Only the four scientists were prepared for the event.

They lay behind their shelter while the world smouldered outside. Their guardian had fallen like a cinder.

They rose cautiously at last. They stood. They stared at each other, stared at the blackened landscape outside, where the Bastion remained intact. Then, according to plan, they headed for the stairs leading to the upper floors.

Their hair sparkled and sang as they moved. Electrostatic action in the tormented air rendered the elevators inoperative.

Oxygen was scarce. Yet they forced themselves on, knowing they must act now, while the Fleet Ones were stunned.
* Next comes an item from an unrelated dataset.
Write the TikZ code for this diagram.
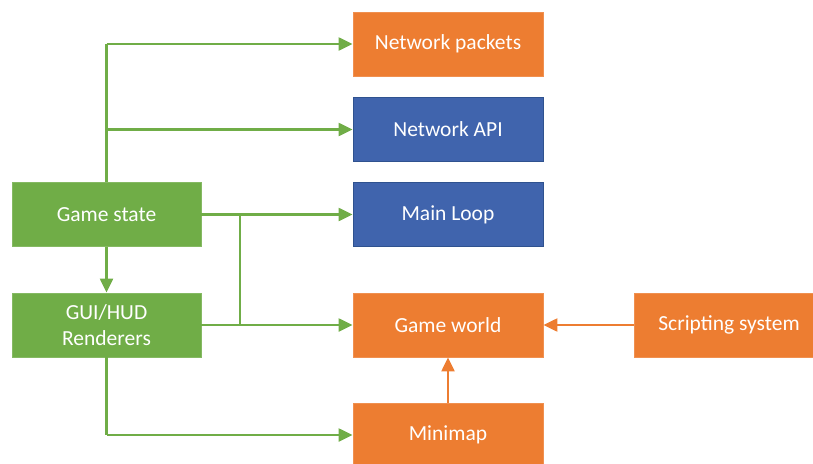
\documentclass[tikz,border=0pt]{standalone}
\usepackage{fontspec}
\setmainfont{Carlito}
\usetikzlibrary{arrows.meta}
\definecolor{orangebox}{HTML}{ED7D31}
\definecolor{bluebox}{HTML}{4064AD}
\definecolor{blueedge}{HTML}{2F528F}
\definecolor{greenbox}{HTML}{70AD47}
\tikzset{
  x=1pt, y=-1pt,
  box/.style={rectangle, minimum width=190pt, minimum height=64pt, inner sep=2pt,
    text=white, align=center, font=\fontsize{21.5}{26.5}\selectfont, line width=0.8pt},
  orangenode/.style={box, fill=orangebox, draw=orangebox!85!white},
  bluenode/.style={box, fill=bluebox, draw=blueedge},
  greennode/.style={box, fill=greenbox, draw=greenbox!85!white},
  garrow/.style={draw=greenbox, line width=2.2pt, -{Triangle[length=14pt,width=13pt]}},
  gline/.style={draw=greenbox, line width=2.2pt},
  oarrow/.style={draw=orangebox, line width=2.2pt, -{Triangle[length=14pt,width=13pt]}},
}
\begin{document}
\begin{tikzpicture}
\useasboundingbox (0,0) rectangle (813,463);
\clip (0,0) rectangle (813,463);
% boxes
\node[orangenode] (packets) at (448,44) {Network packets};
\node[bluenode] (api) at (448,129.5) {Network API};
\node[bluenode] (loop) at (448,214.5) {Main Loop};
\node[greennode, minimum width=189pt] (state) at (106.5,214.5) {Game state};
\node[greennode, minimum width=189pt] (gui) at (106.5,325) {GUI/HUD\\Renderers};
\node[orangenode] (world) at (448,325) {Game world};
\node[orangenode] (script) at (729,325) {Scripting system};
\node[orangenode] (minimap) at (448,435) {Minimap};
% junction points
\coordinate (top) at (state.north |- packets.west);
\coordinate (mid) at (state.north |- api.west);
\coordinate (split) at (240,214.5);
\coordinate (join) at (split |- world.west);
\coordinate (low) at (gui.south |- minimap.west);
% green connectors
\draw[gline] (state.north) -- (top);
\draw[garrow] (top) -- (packets.west);
\draw[garrow] (mid) -- (api.west);
\draw[garrow] (state.east) -- (loop.west);
\draw[gline] (split) -- (join);
\draw[garrow] (gui.east) -- (world.west);
\draw[garrow] (state.south) -- (gui.north);
\draw[gline] (gui.south) -- (low);
\draw[garrow] (low) -- (minimap.west);
% orange connectors
\draw[oarrow] (script.west) -- (world.east);
\draw[oarrow] (minimap.north) -- (world.south);
\end{tikzpicture}
\end{document}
Through waves of heat they climbed, dragging the vitiated air into their lungs. On one landing they collected a wing from a store cupboard, on another landing another wing. Sections of body structure, improvised from dismantled parts of the Mechanism, were also gathered as they climbed. By the time they reached the observatory on the highest level, they needed merely to secure the various parts together and they had a glider large enough to carry a man.

The landscape they surveyed was covered in fast-moving smoke. The pall washed against the two edifices of Bastion and Mechanism like a spring tide.
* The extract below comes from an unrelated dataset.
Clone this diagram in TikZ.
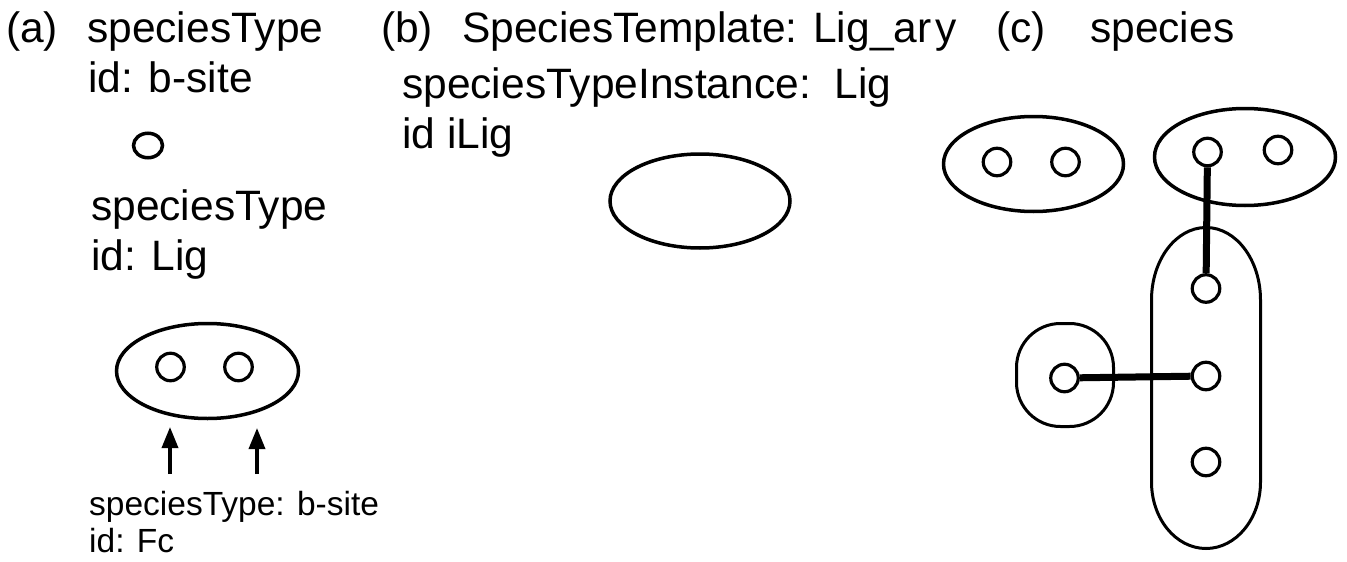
\documentclass[tikz,border=0pt]{standalone}
\usepackage{fontspec}
\setmainfont{Liberation Sans}
\usetikzlibrary{shapes.geometric,arrows.meta}

\begin{document}
\begin{tikzpicture}[x=1pt,y=-1pt,
  lbl/.style={anchor=base west,inner sep=0pt,font=\fontsize{42.5}{50}\selectfont},
  smalllbl/.style={anchor=base west,inner sep=0pt,font=\fontsize{33.5}{37}\selectfont},
  site/.style={circle,draw,line width=3.2pt,minimum size=27.5pt,inner sep=0pt},
  mol/.style={ellipse,draw,line width=3.5pt,inner sep=0pt},
  bond/.style={line width=7pt},
  pointer/.style={line width=3.5pt,-{Triangle[length=21pt,width=16pt]}}]
\useasboundingbox (0,0) rectangle (1347,562);
\fill[white] (0,0) rectangle (1347,562);

% ---------- (a) species types ----------
\node[lbl] (alabel) at (6,42) {(a)};
\node[lbl] (st1) at (87,42) {speciesType};
\node[lbl] (id1) at (88,92) {id: b-site};
\node[ellipse,draw,line width=3.5pt,minimum width=29pt,minimum height=24.5pt,inner sep=0pt] (bsite) at (148,145.5) {};
\node[lbl] (st2) at (91,220) {speciesType};
\node[lbl] (id2) at (91,270) {id: Lig};

\node[mol,minimum width=182pt,minimum height=95pt] (lig) at (207.5,371) {};
\node[site] (fc1) at (170.5,367) {};
\node[site] (fc2) at (238.5,367) {};

\coordinate (t1) at (170,474);
\coordinate (h1) at (170,427);
\coordinate (t2) at (257,474);
\coordinate (h2) at (257,428);
\draw[pointer] (t1) -- (h1);
\draw[pointer] (t2) -- (h2);

\node[smalllbl] (st3) at (89,515) {speciesType: b-site};
\node[smalllbl] (id3) at (89,552) {id: Fc};

% ---------- (b) species template ----------
\node[lbl] (blabel) at (381,42) {(b)};
\node[lbl] (tmpl) at (462,42) {SpeciesTemplate: Lig\_ar\kern4pt y};
\node[lbl] (sti) at (402,98) {speciesTypeInstance:\ \ Lig};
\node[lbl] (ilig) at (402,148) {id iLig};
\node[mol,minimum width=180pt,minimum height=94pt] (iligshape) at (700,201) {};

% ---------- (c) species ----------
\node[lbl] (clabel) at (996,42) {(c)};
\node[lbl] (spc) at (1090,42) {species};

% free ligand
\node[mol,minimum width=180pt,minimum height=95pt] (m1) at (1033.5,164) {};
\node[site] (m1a) at (997,162) {};
\node[site] (m1b) at (1065.5,162) {};

% bound ligand
\node[mol,minimum width=181pt,minimum height=97pt] (m2) at (1245,157) {};
\node[site] (m2a) at (1207.5,152) {};
\node[site] (m2b) at (1278,150) {};

% elongated receptor with three sites
\draw[line width=3pt] (1151.5,300) -- (1151.5,482)
  arc[start angle=180,end angle=360,x radius=54.5pt,y radius=66.5pt]
  -- (1260.5,300)
  arc[start angle=0,end angle=180,x radius=54.5pt,y radius=72.5pt] -- cycle;
\node[site] (r1) at (1206,288.5) {};
\node[site] (r2) at (1206,376) {};
\node[site] (r3) at (1206,462) {};

% small single-site partner
\node[rectangle,draw,line width=3pt,rounded corners=44pt,minimum width=97pt,minimum height=103pt,inner sep=0pt] (m3) at (1065,375) {};
\node[site] (m3a) at (1064.5,378) {};

% bonds
\draw[bond] (m2a) -- (r1);
\draw[bond] (m3a) -- (r2);
\end{tikzpicture}
\end{document}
One detail they did observe. The bloodthirst-plants were cautiously poking their muzzles from the ground again. They were intelligent enough, yet part of nature enough, to sense when the shell flash was coming, and to retreat underground from it. But the men wasted little time in observing the phenomenon.
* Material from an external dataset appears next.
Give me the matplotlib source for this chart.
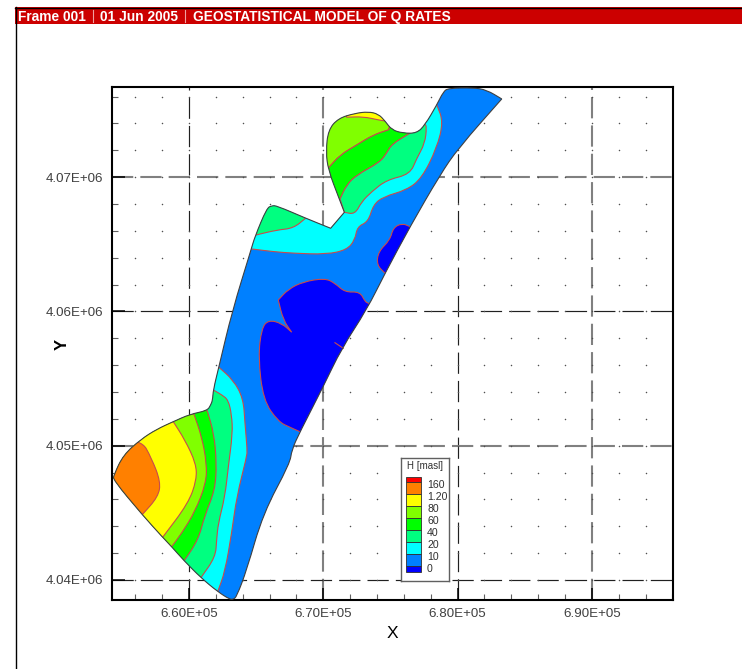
import matplotlib
matplotlib.use("Agg")
import matplotlib.pyplot as plt
import numpy as np
from matplotlib.patches import PathPatch, Rectangle
from matplotlib.path import Path
from matplotlib.ticker import FuncFormatter, MultipleLocator

plt.rcParams['font.family'] = ['Liberation Sans', 'DejaVu Sans']

# all vertices in km; a repeated vertex is a sharp corner
outline = [(663.05, 4038.55), (662.14, 4039.13), (660.89, 4040.17), (659.63, 4041.44), (658.71, 4042.48),
           (658.04, 4043.18), (656.52, 4044.86), (654.36, 4047.45), (654.41, 4047.82), (655.11, 4049.31),
           (656.43, 4050.48), (657.59, 4051.22), (658.83, 4051.79), (660.07, 4052.34), (661.36, 4052.61),
           (661.62, 4053.03), (661.76, 4053.40), (661.81, 4054.15), (662.23, 4055.88), (663.22, 4060.03),
           (664.62, 4064.58), (664.91, 4065.57), (665.79, 4067.68), (666.16, 4067.87), (666.53, 4067.87),
           (668.69, 4066.94), (670.55, 4066.19), (670.55, 4066.19), (671.57, 4067.38), (671.57, 4067.38),
           (671.17, 4068.43), (670.37, 4070.53),
           (670.20, 4071.90), (670.37, 4073.51), (671.12, 4074.38), (672.36, 4074.75), (673.35, 4074.87),
           (674.10, 4074.70), (674.60, 4074.18), (675.10, 4073.51), (675.96, 4073.27), (676.96, 4073.27),
           (677.57, 4073.88), (678.45, 4075.37), (678.94, 4076.36), (679.31, 4076.62), (681.17, 4076.66),
           (682.17, 4076.49), (683.29, 4075.82), (683.29, 4075.82), (680.05, 4072.15), (678.69, 4070.16),
           (676.46, 4066.31),
           (674.60, 4062.84), (673.23, 4060.11), (671.37, 4057.25), (670.00, 4054.40), (668.27, 4051.04),
           (667.65, 4049.68), (667.52, 4048.69), (665.53, 4044.97), (664.30, 4040.74), (663.55, 4038.76),
           (663.30, 4038.56)]

cyan_south = [(662.18, 4055.88), (663.30, 4054.89), (664.04, 4053.53), (664.17, 4051.67), (664.34, 4049.68),
              (664.30, 4049.18), (663.55, 4046.20), (663.18, 4043.48), (662.68, 4040.62), (662.14, 4039.13),
              (653, 4038), (653, 4055.88)]
spring_south = [(661.81, 4054.15), (662.46, 4053.78), (662.93, 4053.40), (663.18, 4052.29), (663.25, 4050.92),
                (662.93, 4048.44), (662.68, 4046.20), (662.18, 4044.22), (662.06, 4042.98), (661.97, 4041.71),
                (660.89, 4040.17), (653, 4040.17), (653, 4054.15)]
green_south = [(661.36, 4052.61), (661.86, 4050.92), (662.06, 4048.69), (661.94, 4046.70), (661.19, 4044.84),
               (660.69, 4042.98), (659.65, 4041.44), (653, 4041.44), (653, 4052.61)]
lime_south = [(660.37, 4052.36), (660.95, 4050.67), (661.32, 4048.69), (661.27, 4047.20), (660.45, 4045.09),
              (659.46, 4043.48), (658.71, 4042.48), (653, 4042.48), (653, 4052.36)]
yellow_south = [(658.83, 4051.79), (659.70, 4050.43), (660.52, 4048.69), (660.57, 4047.45), (659.95, 4045.71),
                (658.04, 4043.18), (653, 4043.18), (653, 4051.79)]
orange_south = [(656.43, 4050.48), (657.22, 4049.06), (657.89, 4047.32), (657.71, 4046.20), (656.52, 4044.86),
                (653, 4044.86), (653, 4050.48)]

cyan_north = [(664.67, 4064.65), (664.67, 4064.65), (666.28, 4064.45), (667.77, 4064.33), (670.25, 4064.25),
              (671.74, 4064.58), (672.36, 4065.32), (672.53, 4066.31), (673.35, 4066.68), (673.72, 4067.93),
              (674.47, 4068.54), (676.21, 4069.04), (677.33, 4069.91), (678.45, 4072.15), (678.94, 4074.13),
              (678.45, 4075.37), (678.45, 4075.37), (678, 4076.5), (668, 4076.5), (664, 4064.65)]
spring_west = [(664.99, 4065.69), (664.99, 4065.69), (666.53, 4066.06), (667.77, 4066.19), (668.69, 4066.94),
               (668.69, 4066.94), (667, 4069), (667, 4069), (664, 4069), (664, 4069)]
lime_north = [(670.37, 4070.66), (670.37, 4070.66), (671.25, 4071.65), (672.49, 4072.39), (673.72, 4073.14),
              (674.84, 4073.51), (674.84, 4073.51), (675.5, 4075.5), (675.5, 4075.5), (669.5, 4075.5),
              (669.5, 4075.5), (669.5, 4070.66), (669.5, 4070.66)]
green_north = [(670.37, 4070.66), (670.37, 4070.66), (671.25, 4071.65), (672.49, 4072.39), (673.72, 4073.14),
               (674.84, 4073.51), (674.84, 4073.51), (675.5, 4074.4), (675.5, 4074.4), (676.5, 4073.9),
               (676.5, 4073.9), (676.46, 4073.27), (676.46, 4073.27), (675.10, 4072.45), (674.72, 4071.78),
               (674.22, 4071.11), (672.49, 4070.16), (671.74, 4069.42), (671.25, 4068.37), (671.25, 4068.37),
               (669.5, 4068.37), (669.5, 4068.37)]
spring_north = [(671.57, 4067.38), (671.57, 4067.38), (672.36, 4067.23), (672.86, 4068.17), (673.61, 4068.92),
                (674.72, 4069.79), (676.46, 4070.21), (676.96, 4071.40), (677.57, 4072.52), (677.70, 4073.76),
                (677.57, 4073.94), (677.57, 4073.94), (676.61, 4073.88), (676.61, 4073.88), (676.46, 4073.27),
                (676.46, 4073.27), (675.10, 4072.45), (674.72, 4071.78), (674.22, 4071.11), (672.49, 4070.16),
                (671.74, 4069.42), (671.25, 4068.37), (671.25, 4068.37)]
yellow_north = [(671.74, 4074.46), (671.74, 4074.46), (672.98, 4074.50), (674.10, 4074.26), (674.60, 4074.18),
                (674.60, 4074.18), (675, 4075.5), (675, 4075.5), (671.5, 4075.5), (671.5, 4075.5)]

blue_big = [(666.65, 4060.85), (667.39, 4061.65), (668.51, 4062.21), (670.13, 4062.47), (670.87, 4062.10),
            (671.62, 4061.42), (672.73, 4061.47), (673.11, 4060.73), (673.35, 4060.61), (673.35, 4060.61),
            (676, 4060), (676, 4060), (672, 4050),
            (668.27, 4051.04), (667.52, 4051.37), (666.65, 4051.79), (665.53, 4053.40), (665.16, 4056.63),
            (665.41, 4058.74), (665.91, 4059.36), (666.90, 4059.12), (667.65, 4058.45), (667.65, 4058.45),
            (667.02, 4059.36), (666.65, 4060.85), (666.65, 4060.85)]
blue_small = [(675.88, 4066.56), (676.46, 4066.31), (676.46, 4066.31), (678, 4066), (678, 4066), (676, 4062),
              (676, 4062), (674.60, 4062.84), (674.60, 4062.84), (673.98, 4063.46),
              (674.10, 4064.45), (674.97, 4065.32), (675.21, 4066.24)]
stub_x = [670.87, 671.49]
stub_y = [4057.67, 4057.25]

legend_labels = ['160', '1.20', '80', '60', '40', '20', '10', '0']
legend_colors = ['#ff0000', '#ff8000', '#ffff00', '#80ff00', '#00ff00', '#00ff80', '#00ffff', '#0080ff', '#0000ff']

fills = [(cyan_south, '#00ffff'), (spring_south, '#00ff80'), (green_south, '#00ff00'), (lime_south, '#80ff00'),
         (yellow_south, '#ffff00'), (orange_south, '#ff8000'), (cyan_north, '#00ffff'), (spring_west, '#00ff80'),
         (lime_north, '#80ff00'), (green_north, '#00ff00'), (spring_north, '#00ff80'), (yellow_north, '#ffff00'),
         (blue_big, '#0000ff'), (blue_small, '#0000ff')]

# some grid lines came out grey and wider in the original
grey_x = [670000, 690000]
grey_y = [4050000, 4070000]


def rounded_path(points, long_edge=3.5):
    # quadratic curves through the edge midpoints, long edges stay straight
    pts = np.array(points, dtype=float)
    n = len(pts)
    keep = []
    for i in range(n):
        keep.append(pts[i])
        before = np.hypot(*(pts[i] - pts[i - 1]))
        after = np.hypot(*(pts[(i + 1) % n] - pts[i]))
        if before > long_edge or after > long_edge:
            keep.append(pts[i])
    ctrl = np.array(keep)
    mids = (ctrl + np.roll(ctrl, -1, axis=0)) / 2
    verts = [mids[-1]]
    codes = [Path.MOVETO]
    for c, m in zip(ctrl, mids):
        verts += [c, m]
        codes += [Path.CURVE3, Path.CURVE3]
    return Path(np.array(verts) * 1000, codes)


def grey_out(line):
    line.set_color('#808080')
    line.set_linewidth(1.5)
    line.set_dashes((10.2, 3.4))


fig = plt.figure(figsize=(7.42, 6.69), dpi=100)
ax = fig.add_axes([112 / 742, 1 - 600 / 669, 561 / 742, 513 / 669])
ax.set_xlim(654270, 696040)
ax.set_ylim(4038510, 4076710)

# page frame and red title bar
fig.add_artist(Rectangle((15 / 742, 1 - 24 / 669), 727 / 742, 17 / 669, transform=fig.transFigure,
                         facecolor='#cc0000', edgecolor='none'))
fig.add_artist(plt.Line2D([15 / 742, 1], [1 - 7.5 / 669] * 2, color='black', lw=1))
fig.add_artist(plt.Line2D([15.5 / 742] * 2, [0, 1 - 7 / 669], color='black', lw=1))
for x in (93, 185):
    fig.add_artist(plt.Line2D([x / 742] * 2, [1 - 22 / 669, 1 - 10 / 669], color='#f0a0a0', lw=0.8))
for x, s in ((18, 'Frame 001'), (100, '01 Jun 2005'), (193, 'GEOSTATISTICAL MODEL OF Q RATES')):
    fig.text(x / 742, 1 - 17 / 669, s, color='white', fontsize=9.9, fontweight='bold', va='center')

ax.xaxis.set_major_locator(MultipleLocator(10000))
ax.yaxis.set_major_locator(MultipleLocator(10000))
ax.xaxis.set_minor_locator(MultipleLocator(2000))
ax.yaxis.set_minor_locator(MultipleLocator(2000))
sci = FuncFormatter(lambda v, pos: '%.2E' % v)
ax.xaxis.set_major_formatter(sci)
ax.yaxis.set_major_formatter(sci)
ax.tick_params(which='major', direction='in', length=9, width=1.1, labelsize=9.6, pad=6, labelcolor='#404040')
ax.tick_params(which='minor', direction='in', length=4.5, width=0.8, color='#606060')
ax.grid(which='major', color='#202020', lw=0.85, linestyle=(0, (18, 6)), zorder=1)
ax.set_axisbelow(True)
for loc, line in zip(ax.get_xticks(), ax.get_xgridlines()):
    if loc in grey_x:
        grey_out(line)
for loc, line in zip(ax.get_yticks(), ax.get_ygridlines()):
    if loc in grey_y:
        grey_out(line)
for spine in ax.spines.values():
    spine.set_linewidth(1.5)

dots_x, dots_y = np.meshgrid(np.arange(656000, 696000, 2000), np.arange(4040000, 4078000, 2000))
ax.scatter(dots_x.ravel(), dots_y.ravel(), s=1.2, color='#505050', linewidths=0, zorder=1)

ax.set_xlabel('X', fontsize=12.5, va='center')
ax.xaxis.set_label_coords(280 / 561, -33 / 513)
ax.set_ylabel('Y', fontsize=12, fontweight='bold', va='center')
ax.yaxis.set_label_coords(-50 / 561, 256 / 513)

region = PathPatch(rounded_path(outline, long_edge=99), facecolor='#0080ff', edgecolor='none', zorder=2)
ax.add_patch(region)
for points, color in fills:
    patch = PathPatch(rounded_path(points), facecolor=color, edgecolor='#c84c4c', lw=0.8, zorder=3)
    ax.add_patch(patch)
    patch.set_clip_path(region)
ax.plot(np.array(stub_x) * 1000, np.array(stub_y) * 1000, color='#c84c4c', lw=0.8, zorder=3)
ax.add_patch(PathPatch(rounded_path(outline, long_edge=99), fill=False, edgecolor='#404040', lw=0.8, zorder=4))

# legend box, drawn in its own little axes measured in pixels
lax = fig.add_axes([401 / 742, 1 - 581 / 669, 48 / 742, 123 / 669], zorder=5)
lax.set_xlim(0, 48)
lax.set_ylim(123, 0)
lax.set_xticks([])
lax.set_yticks([])
for spine in lax.spines.values():
    spine.set_color('#606060')
    spine.set_linewidth(1)
lax.text(24, 8, 'H [masl]', fontsize=7, ha='center', va='center', color='#303030')
for i, color in enumerate(legend_colors):
    top = 18.7 if i == 0 else 24.3 + 12 * (i - 1)
    bottom = 24.3 + 12 * i if i < 8 else 114.3
    lax.add_patch(Rectangle((5, top), 15, bottom - top, facecolor=color, edgecolor='#303030', lw=0.6))
for i, label in enumerate(legend_labels):
    lax.text(26, 26.5 + 12 * i, label, fontsize=7.6, va='center', color='#303030')

fig.savefig('out.png', dpi=100)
‘Is the air calm enough for flight?’ a small bearded man asked the leader. ‘Suppose all the cities containing men have just been destroyed by fire?’

‘We’ve no alternative but to try,’ said the leader. ‘This is our one chance. The next shell flash is many lifetimes away.’ Yet he paused before climbing into the glider, as if to hear what his friends had to say at this solemn moment.

The bearded man perhaps regretted his hesitations in the face of the other’s courage.

‘Yes, of course you must go,’ he said. ‘Somehow we have to get word of what is happening here back to the far past. Stoker has to be informed.’

The scientist standing next to him said, in sorrowful disagreement, ‘Yet all the old legends say that Dracula destroyed Stoker.’

The leader answered firmly, addressing them all, with the sense of parting heavy upon them. ‘We have argued the situation through sufficiently. Those old legends may be wrong, for we well understand how history can be changed. Our given three-dimensional space is only one dimension within the universe’s four-dimensional space. Time is a flexible element within it. No particle has a definite path, as the uncertainty principle states. We have been enslaved here at the end of the world in order to help generate the colossal voltages the Fleet Ones require to regiment those paths. I shall seek out the other end of their trail – and there I believe the legendary Stoker is to be found. It is Stoker after all who is one of Earth’s heroes, the stoker – as his name implies – who brought fire with which to burn out a great chance for all mankind.’

‘So he did,’ agreed the others, almost in chorus. And one of them, the youngest, added, ‘After all, this horrendous present, according to the laws of chaos, is a probability only, not an actuality. History can be changed.’

The leader made to step into the glider. Again the bearded man detained him.

‘Just wait till these winds have died. The glider will have a better chance then.’

‘And then the Fleet Ones will be back on the attack. It’s necessary that I go now.’

He looked searchingly into their faces. ‘I know you will suffer for this. My regret is that we were unable to fashion a plane large enough to carry all four of us. Always remember – I shall succeed or die in the attempt.’

‘There are states far worse than death where the Fleet Ones are concerned,’ said the bearded man, mustering a smile. He made to shake the leader’s hand, changed his mind, and embraced him warmly instead.

‘Farewell, Alwyn. God’s grace guide you.’

The leader stepped into the machine.